As a workers’ organization, we are not composed of lawyers but of trade unionists who are day-to-day practitioners of laws on labor relations. But we all still know that provisions on job contracting undermine Article 280 of the said code, which states that regular employees are those who perform “usually necessary or desirable” in the normal operations of a business.
Articles 106 to 109 provides the loophole for the so-called “principals” in these trilateral agreements to use contractors and subcontractors that provide cheaper and more docile workers to carry out work that should be performed by their regular employees.
These provisions not only obfuscate employee-employer relationships. In the processes of union building, workers become victims of finger-pointing between principals and the labor agencies on who should negotiate with the newly-formed union regarding wages, benefits, and work conditions.
More so, these provisions reinforce the capitalist blackmail of “work or starve”, as the threat of unemployment constantly hovers, like Damocles’ sword, on contractual workers who could be fired anytime by simply terminating their employment contracts.
Contractualization, legalized by Articles 106 to 109 of the Labor Code, is tantamount to cheap and docile labor. It is a problem that affects millions, especially if we include the families who rely on casual workers for their daily sustenance and upkeep.
According to the May 2016 Labstat Updates of the Philippine Statistics Authority (PSA), based on the 2013/2014 Integrated Survey on Labor and Employment, out of a total of 4.472 million workers in firms with twenty (20) or more employees, 1.336 million (29.87%) are non-regular workers. This data does not include those employed in small and micro establishments, which comprise more than 90% of employers in the country.
If the 1.336 million contractuals in large firms provide for the needs of a family of five, we have 6.68 million Filipinos who are affected by low wages and the lack of job security due to contractualization!
Hence, the BMP believes that only a bill that would repeal Articles 106 to 109 and the prohibit contracting of “usually necessary or desirable” work, pursuant to Article 280 of the Labor Code would actually begin to bring an end to contractualization. Employment of contractual labor, in order to depress wages and deny regular status to workers should be regarded as a criminal offense.
Such harsh penalties, as proposed, are guided by state policies enshrined in the Constitution. Labor, states Article 2, Section 18, is the “primary social economic force”. Because labor should enjoy primacy over non-human inputs in production and commerce, the charter orders the state to provide “FULL PROTECTION to labor” (Article 13, Section 3, emphasis ours).
The State should guarantee workers their immutable rights in the work place – a fitting tribute to their undervalued contribution to economic development. It is hence but appropriate to treat the deprivation of the workers’ due, their basic entitlements and social protection as criminal transgressions which must not be countenanced by the State.
Indeed, the State owes a ballooning social debt to workers who should, as a matter of Constitutional mandate, be entitled to living wage, participation in decision-making processes affecting their rights and benefits, unhampered self-organization, among others.
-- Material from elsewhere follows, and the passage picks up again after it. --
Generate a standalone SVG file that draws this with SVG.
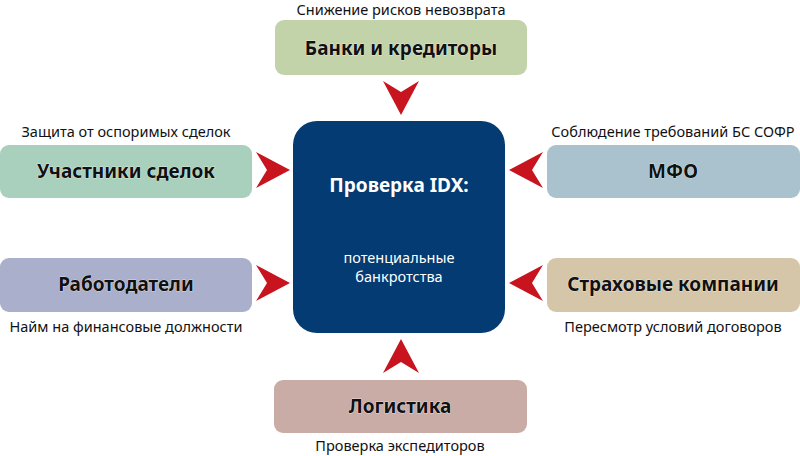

Hence, the BMP challenges Congress to tread the right direction, consistent with this mandate, by plugging the legal loopholes that permit contractualization and the further detriment of labor rights and welfare.
Ending contractualization, which has been declared as a policy by no less than President Rodrigo Roa Duterte himself, is a step in this rightful course.
End contractualization now!
Uphold the right of workers to security of tenure!